The authors of the bill directly cited the SGG’s claims as justifying their proposal.
‘In accordance with the Georgian Constitution and the positive responsibility of the state stipulated by the European Convention on Human Rights, relevant state agencies of Georgia are obligated to take reasonable actions to repel the aforementioned threat,’ the bill’s explanatory note reads.
Despite opposition MP Teona Akubardia stating that an ongoing investigation could not be used to argue for legal changes, the parliamentary bureau sent the draft bill to separate committees for expedited review.

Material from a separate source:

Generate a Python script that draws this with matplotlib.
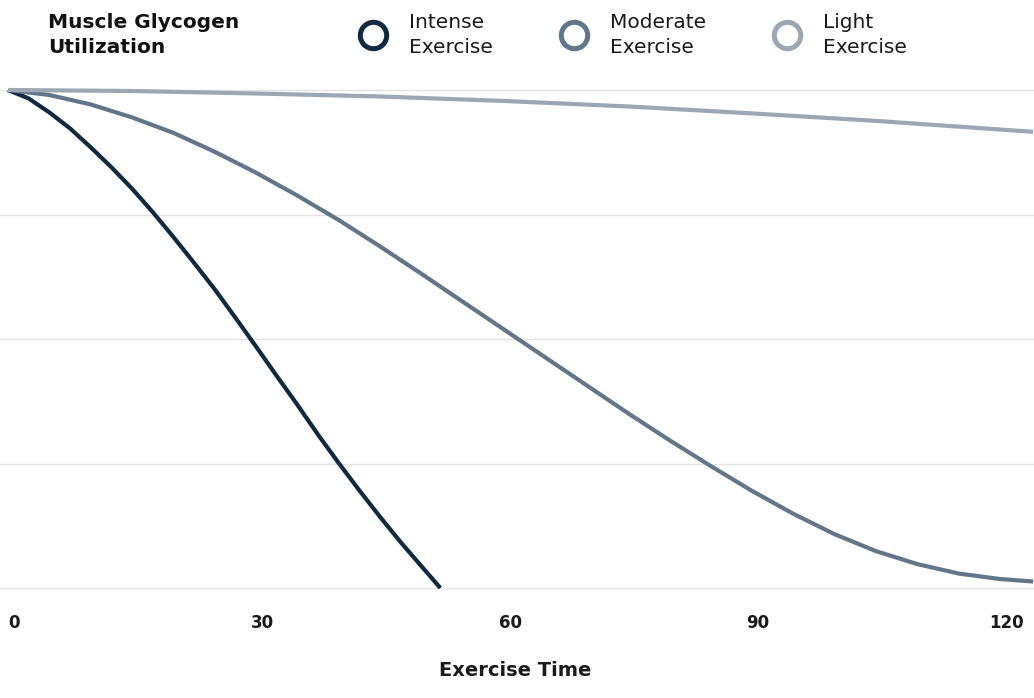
import numpy as np
import matplotlib.pyplot as plt
import matplotlib.transforms as mtransforms
from matplotlib.lines import Line2D

plt.rcParams['font.family'] = ['DejaVu Sans']

# valeurs (temps en minutes, glycogène en %)
intense_t = [0, 2.5, 5, 7.5, 10, 12.5, 15, 17.5, 20, 22.5, 25, 27.5, 30,
             32.5, 35, 37.5, 40, 42.5, 45, 47.5, 50, 52.3]
intense_g = [100, 98.3, 95.5, 92.3, 88.5, 84.5, 80.2, 75.5, 70.5, 65.3, 60,
             54.3, 48.5, 42.6, 36.8, 30.8, 25.1, 19.6, 14.3, 9.2, 4.4, 0]

moderate_t = [0, 5, 10, 15, 20, 25, 30, 35, 40, 45, 50, 55, 60, 65, 70, 75,
              80, 85, 90, 95, 100, 105, 110, 115, 120, 124]
moderate_g = [100, 99.0, 97.1, 94.5, 91.4, 87.6, 83.4, 78.8, 73.9, 68.6, 63.1,
              57.5, 51.9, 46.3, 40.7, 35.1, 29.7, 24.5, 19.5, 14.9, 10.8, 7.4,
              4.8, 2.9, 1.8, 1.3]

light_t = [0, 15, 30, 45, 60, 75, 90, 105, 124]
light_g = [100, 99.8, 99.3, 98.7, 97.8, 96.7, 95.3, 93.8, 91.6]

xticks = [0, 30, 60, 90, 120]
yticks = [0, 25, 50, 75, 100]

series = [
    ('Intense\nExercise', intense_t, intense_g, '#0f2940'),
    ('Moderate\nExercise', moderate_t, moderate_g, '#617689'),
    ('Light\nExercise', light_t, light_g, '#9ba7b3'),
]

W, H = 1034, 698
fig = plt.figure(figsize=(W / 100, H / 100), dpi=100)

# axe : y=0 -> 588 px, y=100 -> 90 px ; x=0 -> 8 px, x=120 -> 1000 px
ppu_y = 498 / 100
ppu_x = 992 / 120
ax = fig.add_axes([0, (H - 588 - ppu_y) / H, 1, (498 + 2 * ppu_y) / H])
ax.set_ylim(-1, 101)
ax.set_xlim(-8 / ppu_x, (W - 8) / ppu_x)

for label, t, g, c in series:
    ax.plot(t, g, color=c, lw=3, solid_capstyle='butt', solid_joinstyle='round',
            zorder=3)

ax.set_yticks(yticks)
ax.yaxis.grid(True, color='#e2e2e2', lw=1)
ax.set_yticklabels([])
ax.tick_params(axis='y', length=0)
ax.set_xticks(xticks)
ax.set_xticklabels([str(v) for v in xticks], fontsize=12, fontweight='bold',
                   color='#1a1a1a')
ax.tick_params(axis='x', length=0, pad=15)
decal = mtransforms.ScaledTranslation(6 / 100, 0, fig.dpi_scale_trans)
for lab in ax.get_xticklabels():
    lab.set_transform(lab.get_transform() + decal)
for s in ax.spines.values():
    s.set_visible(False)

fig.text(515 / W, 1 - 671 / H, 'Exercise Time', ha='center', va='center',
         fontsize=14, fontweight='bold', color='#1a1a1a')

fig.text(48 / W, 1 - 35 / H, 'Muscle Glycogen\nUtilization', ha='left',
         va='center', fontsize=14.5, fontweight='bold', color='#111111',
         linespacing=1.35)

handles = [Line2D([], [], ls='none', marker='o', ms=19, mew=3.6, mfc='white',
                  mec=c) for _, _, _, c in series]
labels = [s[0] for s in series]
leg = fig.legend(handles, labels, loc='center left',
                 bbox_to_anchor=(357 / W, 1 - 35 / H), ncol=3, frameon=False,
                 fontsize=14.5, handlelength=1.6, handletextpad=1.0,
                 columnspacing=3.2, borderpad=0, borderaxespad=0,
                 labelcolor='#1a1a1a')
for txt in leg.get_texts():
    txt.set_linespacing(1.35)

fig.savefig('out.png', dpi=100)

It was approved by the human rights and legal affairs committees on 2 October.
The UNM stated on Wednesday that the bill ‘directly served the interests of the Russian Federation’.
‘[Russia] aims to turn Georgia into a country similar to Belarus and Russia instead of a democratic state ’, the UNM stated on Wednesday.
Other parties have similarly described the amendments as ‘another Russian law’, in reference to the ruling party’s failed March initiative to tighten control on civil society organisations in Georgia and label them ‘agents of foreign influence’. Then, Georgian Dream failed to persuade protesters that their initiative was based on American rather than Russian legislation.
Local watchdog groups have criticised the Georgian Dream-led government for repeatedly obstructing demonstrators attempting to set up tents in Tbilisi, including Beka Grigoriadis in May, Zaza Saralidze in 2018, and green group Guerilla Gardeners in 2016. Tents have been central to a number of impactful Georgian protests, including against the UNM-led government in the late 2000s, hydropowerplants in Imereti, and by miners demanding better working conditions in Chiatura.
On 4 October, Georgian Public Defender Levan Ioseliani joined others in criticising the law. Ioseliani stated that the draft law lacked a legitimate goal to warrant ‘such intense restriction of freedom of expression’.
The initiative was also slammed by the western-Georgian environmental grassroots group Saving Rioni Valley, which recently launched a campaign against the privatisation of public lands in Georgia’s Racha region using tents, a hallmark of their protests.